Não fosse o serviço público brasileiro um espetáculo interminável de absurdos, estar entre os 230 homens do Bope seria o sonho de qualquer policial. Mas não é. Admirado pelos colegas de farda, o soldado Marcelo aproveitava suas folgas para estudar para concursos públicos. É difícil acreditar, mas o homem que tirou o segundo lugar no curso da unidade policial mais elitizada do segundo Estado mais rico da Federação não tem dinheiro para comprar um carro velho. Marcelo passa até quatro horas por dia andando de ônibus entre a capital e o bairro pobre da Baixada.

“A gente ia dormir e ele ficava estudando. Já fui a bibliotecas pegar livros emprestados para ele”, conta o soldado Marcelo Moraes, 31 anos, que também acompanhava o xará nas sessões de natação no SESC de Duque de Caxias. “Nós, soldados, temos o costume de nos espelhar nos policiais que se sobressaem.
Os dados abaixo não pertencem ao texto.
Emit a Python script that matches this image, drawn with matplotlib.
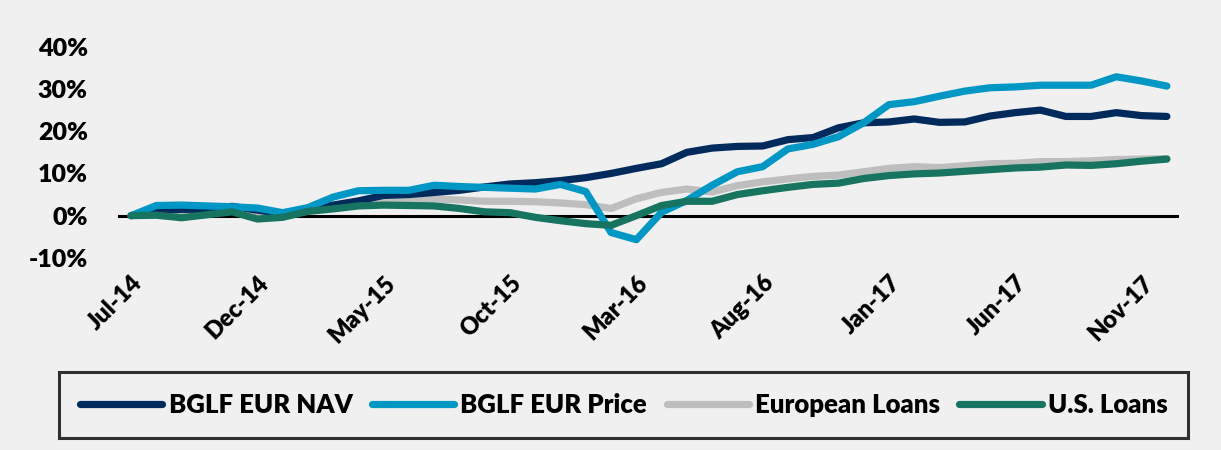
import matplotlib
matplotlib.use("Agg")
import matplotlib.pyplot as plt
import pandas as pd
from matplotlib.ticker import FuncFormatter

plt.rcParams['font.family'] = ['Lato', 'DejaVu Sans']
plt.rcParams['font.weight'] = 'heavy'

# monthly cumulative returns, Jul-14 .. Dec-17 (%)
months = pd.date_range('2014-07-01', '2017-12-01', freq='MS')
month_labels = [d.strftime('%b-%y') for d in months]

nav = [0, 1.2, 1.5, 1.5, 2.2, 1.3, 0.5, 1.5, 2.5, 3.5,
       4.8, 5.0, 5.5, 6.0, 6.8, 7.5, 7.8, 8.3, 9.0, 10.0,
       11.2, 12.3, 15.0, 16.0, 16.4, 16.5, 18.0, 18.5, 20.8, 22.0,
       22.2, 22.9, 22.1, 22.2, 23.6, 24.4, 25.0, 23.5, 23.5, 24.4,
       23.7, 23.5]
price = [0, 2.4, 2.5, 2.3, 2.1, 1.8, 0.7, 1.9, 4.4, 5.9,
         6.0, 6.0, 7.2, 6.9, 6.7, 6.5, 6.3, 7.4, 5.7, -4.0,
         -5.7, 0.8, 3.6, 7.2, 10.4, 11.6, 15.8, 16.9, 18.7, 22.0,
         26.3, 27.0, 28.3, 29.5, 30.3, 30.5, 30.9, 30.9, 30.9, 32.9,
         31.9, 30.7]
eur_loans = [0, 0.5, 0.3, 0.8, 1.3, 0.3, 0.2, 1.3, 2.0, 3.0,
             3.6, 3.7, 4.0, 3.7, 3.4, 3.4, 3.3, 3.0, 2.6, 1.7,
             4.0, 5.5, 6.3, 5.6, 7.1, 8.0, 8.7, 9.3, 9.6, 10.4,
             11.2, 11.6, 11.4, 11.8, 12.3, 12.4, 12.8, 12.8, 13.0, 13.3,
             13.4, 13.5]
us_loans = [0, 0.1, -0.5, 0.2, 0.9, -0.8, -0.4, 1.0, 1.6, 2.3,
            2.5, 2.4, 2.3, 1.7, 0.9, 0.7, -0.4, -1.2, -1.9, -2.3,
            0.0, 2.4, 3.4, 3.4, 5.0, 5.9, 6.7, 7.4, 7.7, 8.8,
            9.5, 9.9, 10.1, 10.5, 10.9, 11.3, 11.5, 12.0, 11.9, 12.3,
            12.9, 13.4]

series = [
    ('BGLF EUR NAV', nav, '#002B5C'),
    ('BGLF EUR Price', price, '#0097C4'),
    ('European Loans', eur_loans, '#BEBEBE'),
    ('U.S. Loans', us_loans, '#167461'),
]
zorders = [3, 4, 2, 5]

bg = '#F0F0F0'
fig = plt.figure(figsize=(12.21, 4.5), dpi=100, facecolor=bg)
ax = fig.add_axes([0.097, 0.427, 0.869, 0.469], facecolor=bg)

x = list(range(len(months)))
ax.axhline(0, color='black', lw=2.2, zorder=1)
for (name, vals, col), z in zip(series, zorders):
    ax.plot(x, vals, color=col, lw=5.2, label=name, zorder=z,
            solid_capstyle='round', solid_joinstyle='round')

ax.set_xlim(-0.5, len(months) - 0.5)
ax.set_ylim(-10, 40)
ax.set_yticks([-10, 0, 10, 20, 30, 40])
ax.yaxis.set_major_formatter(FuncFormatter(lambda v, p: f'{v:.0f}%'))
ax.set_xticks(x[::5])
ax.set_xticklabels(month_labels[::5], rotation=45, ha='right',
                   rotation_mode='anchor')
ax.tick_params(axis='y', length=0, labelsize=18, pad=22)
ax.tick_params(axis='x', length=0, labelsize=17, pad=10)
for s in ax.spines.values():
    s.set_visible(False)

leg = fig.legend(loc='center', bbox_to_anchor=(0.511, 0.1), ncol=4,
                 frameon=True, fancybox=False, fontsize=18.5,
                 handlelength=3.2, handletextpad=0.25, columnspacing=0.75,
                 borderpad=0.8)
leg.get_frame().set_edgecolor('black')
leg.get_frame().set_linewidth(2.2)
leg.get_frame().set_facecolor(bg)

fig.savefig('out.png', dpi=100, facecolor=bg)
Eu me espelho nele e aquilo poderia ter acontecido com qualquer um. Eu faria o que ele fez”, diz outro colega, Luiz Cláudio Ramos, 31 anos. A tristeza de Marcelo preocupa os amigos. “Ele se recusa a comer, anda cabisbaixo e não fala com ninguém”, disse o comandante do Bope, tenente-coronel José de Oliveira Penteado.

O comandante atribui o erro ao stress do soldado. Marcelo ficou uma hora e meia estrategicamente agachado na frente do ônibus, pronto para entrar atirando caso o bandido cumprisse a ameaça e começasse a atirar nos reféns. “Se ele acertasse a cabeça do maldito, viraria um herói nacional e o Bope continuaria sendo a melhor tropa do mundo. Infelizmente, não acertou”, lamenta o comandante.